Posted: Jul 06, 2017 4:04 pm
by pelfdaddy
I recently had a face-to-face discussion with an old Christian friend, and I thought the readers here might enjoy a run-down of our brief talk.

My friend is a preacher who pastors a church and hosts a Christian radio talk show in a town in the Rockies. We went to seminary together when we were both in our early twenties, and he is a very likeable guy to this day. Recognition was followed by a firm handshake and a man hug. Very brief catching-up chatter was followed by his asking, "So...how's your walk?" by which he of course meant, "How is your relationship with Jesus?" I told him...

"I'm a non-believer these days".

His apparently lack of surprise told me he already knew. Preachers love gossip, and the rumor mill is always humming. He said, "You know, a lot of people are drifting away from the Lord because they think science has disproven God. The New Atheism that's out there says God is dead and religion is dangerous... but you know what? Ever since I started to really study science, I've found that my faith is stronger than ever, because science backs up every word in the Bible."
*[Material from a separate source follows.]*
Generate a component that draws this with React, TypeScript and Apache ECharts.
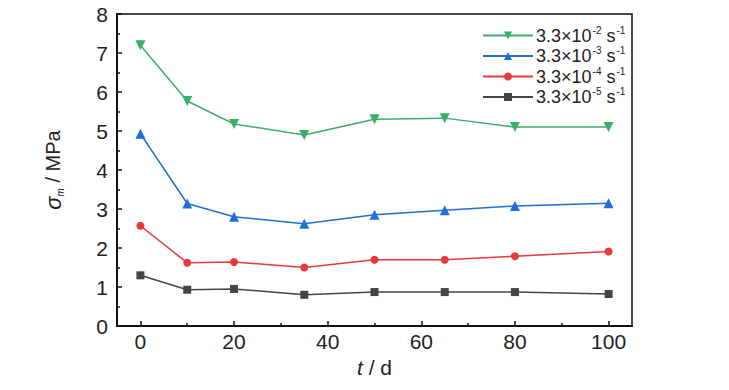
import React, { useEffect, useRef } from "react";
import * as echarts from "echarts";

const days = [0, 10, 20, 35, 50, 65, 80, 100];
const rate2 = [7.2, 5.77, 5.18, 4.9, 5.3, 5.33, 5.1, 5.1];
const rate3 = [4.93, 3.14, 2.8, 2.62, 2.85, 2.97, 3.08, 3.15];
const rate4 = [2.57, 1.62, 1.64, 1.5, 1.7, 1.7, 1.79, 1.91];
const rate5 = [1.3, 0.93, 0.95, 0.8, 0.87, 0.87, 0.87, 0.82];
const seriesExps = ["-2", "-3", "-4", "-5"];
const xMajorTicks = [0, 20, 40, 60, 80, 100];
const xMinorTicks = [10, 30, 50, 70, 90];

const FONT = "'Liberation Sans Narrow', 'Arial Narrow', 'Liberation Sans', Arial, sans-serif";

export default function App() {
  const ref = useRef<HTMLDivElement>(null);
  useEffect(() => {
    if (!ref.current) return;
    const chart = echarts.init(ref.current, null, { renderer: "svg" });
    const pair = (vals: number[]) => days.map((d, i) => [d, vals[i]]);
    const names = seriesExps.map((e) => "3.3×10^" + e);
    const colors = ["#3aaf68", "#1f6fd6", "#e83a3c", "#454545"];
    const symbols = ["triangle", "triangle", "circle", "rect"];
    const rotates = [180, 0, 0, 0];
    const sizes = [10, 10, 8, 8];
    const data = [rate2, rate3, rate4, rate5];
    chart.setOption({
      animation: false,
      textStyle: { fontFamily: FONT },
      grid: {
        left: 117,
        top: 14,
        right: 97,
        bottom: 64,
        show: true,
        borderColor: "#111",
        borderWidth: 1.5,
      },
      legend: {
        orient: "vertical",
        left: 477,
        top: 20,
        itemWidth: 50,
        itemHeight: 10,
        itemGap: 1,
        data: names,
        formatter: (name: string) => {
          const idx = names.indexOf(name);
          return "{a|3.3×10}{s|" + seriesExps[idx] + "}{a| s}{s|-1}";
        },
        textStyle: {
          padding: [0, 0, 0, -2],
          rich: {
            a: { fontSize: 18, lineHeight: 21, color: "#222", fontFamily: FONT },
            s: { fontSize: 10, lineHeight: 21, color: "#222", fontFamily: FONT, verticalAlign: "top", padding: [0, 0, 0, 1] },
          },
        },
      },
      xAxis: [
        {
          type: "value",
          min: -5,
          max: 105,
          position: "bottom",
          axisLine: { show: true, onZero: false, lineStyle: { color: "#111", width: 2 } },
          axisTick: { inside: true, length: 5, customValues: xMajorTicks, lineStyle: { color: "#111", width: 1.5 } },
          axisLabel: { customValues: xMajorTicks, fontSize: 21, color: "#222", margin: 5, fontFamily: FONT },
          splitLine: { show: false },
          name: "{i|t}{n| / d}",
          nameLocation: "middle",
          nameGap: 31,
          nameTextStyle: {
            rich: {
              i: { fontSize: 21, fontStyle: "italic", color: "#222", fontFamily: FONT },
              n: { fontSize: 21, color: "#222", fontFamily: FONT },
            },
          },
        },
        {
          type: "value",
          min: -5,
          max: 105,
          position: "bottom",
          axisLine: { show: false, onZero: false },
          axisTick: { inside: true, length: 3, customValues: xMinorTicks, lineStyle: { color: "#111", width: 1.5 } },
          axisLabel: { show: false },
          splitLine: { show: false },
        },
      ],
      yAxis: {
        type: "value",
        min: 0,
        max: 8,
        interval: 1,
        axisLine: { show: true, onZero: false, lineStyle: { color: "#111", width: 2 } },
        axisTick: { inside: true, length: 5, lineStyle: { color: "#111", width: 1.5 } },
        minorTick: { show: true, splitNumber: 2, length: 3, lineStyle: { color: "#111", width: 1.5 } },
        axisLabel: { fontSize: 21, color: "#222", margin: 9, fontFamily: FONT },
        splitLine: { show: false },
        name: "{i|σ}{sub|m}{n| / MPa}",
        nameLocation: "middle",
        nameRotate: 90,
        nameGap: 52,
        nameTextStyle: {
          rich: {
            i: { fontSize: 22, fontStyle: "italic", color: "#222", fontFamily: FONT, lineHeight: 24 },
            sub: { fontSize: 10, fontStyle: "italic", color: "#222", fontFamily: FONT, lineHeight: 24, verticalAlign: "bottom" },
            n: { fontSize: 20, color: "#222", fontFamily: FONT, lineHeight: 24 },
          },
        },
      },
      series: names.map((n, i) => ({
        name: n,
        type: "line",
        data: pair(data[i]),
        symbol: symbols[i],
        symbolSize: sizes[i],
        symbolRotate: rotates[i],
        color: colors[i],
        lineStyle: { width: 1.5, color: colors[i] },
        itemStyle: { color: colors[i] },
        z: 10 - i,
      })),
    });
    return () => chart.dispose();
  }, []);
  return (
    <div
      ref={ref}
      style={{ position: "fixed", left: 0, top: 0, width: 729, height: 390, background: "#fff" }}
    />
  );
}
"Except the part about the stars".

"Which part is that?" he asked, hitching up his pants and putting his hands on his hips. Aggressive, just like the younger version I once knew.

"Where it says he made the stars also."

"Well..." he chortled..."uh--He DID make the stars also."

"We know what the stars are. They are unimaginably vast engines of power. Our galaxy is but one of billions, every one containing untold millions of stars, our sun being one of them. Its energy is so tremendous that it challenges description. That energy radiates outward in a sphere. That sphere dissipates its energy as it grows--spreads itself thinner and thinner. It hardly notices the tiny speck we live on as it passes by. When it arrives here, that sphere of energy has a radius of 93 million miles. We are getting hit by a section of that sphere that is about 2 millionths of a percent of its total output. And that tiny fraction is running the whole planet, and has been for ages. That's just your average star."

"But that only makes my point. You're singing my song, Brother. The more you know, the greater God really is!"

"But it's wrong."

"What's wrong?"

"The perspective is backward. The stars were here first, and they are vast and far away. They are not lights that God stuck into our ceiling to decorate our nights as a nice little afterthought. And an afterthought is what you have when you lamely throw in, 'Oh yeah...he made the stars also'."

"But you're acting like you expect the Bible to be a science book. That's not the point. The use of metaphor in scripture is no surprise--what would people have thought way back then if God had told them everything there was to know? They could never have understood."

"It's wrong. Not just missing detail, but actively the opposite of correct. The perspective is human, totally human. The author did not know what those things in the sky actually were. As a result, he gets it backwards. He is not using metaphor. He is directly misinforming the reader through his own ignorance. That's your Holy Spirit writing words through human authors--it comes out looking like it's just the human authors, and it is."

He put his hands in his pockets, smiled and asked, "One question, and answer honestly, OK?"

"Absolutely."

"You didn't walk away from God because of science, did you?" He wanted to pin me down as an abdicator who stepped down from my position in the kingdom of God because of some sinful desire.

I answered frankly. "No, not initially. I got bored and frustrated. God doesn't do anything. So I stopped caring about what he thought. When I realized I didn't need him, it didn't take long to realize he just wasn't there at all. I knew there was no God before I got interested in science. It was a renewed interest in science that convinced me that the whole idea of God was just...kinda stupid. But the main thing is, I just don't need God. Now...your turn to answer a question for me--honestly, OK?"

"Go for it."

"Your faith isn't stronger because if science, is it?"

He shrugged, "I dunno, I guess not really." Then he took a meaningful and dramatic step toward me, poked me in the chest and hissed, "I NEED him." Then he stepped back as though waiting for this profundity to sink in.

"You know what?" I said, "You've gotten really fat."

He threw back his head and laughed, patted his swollen belly and howled, "God's been blessin'!"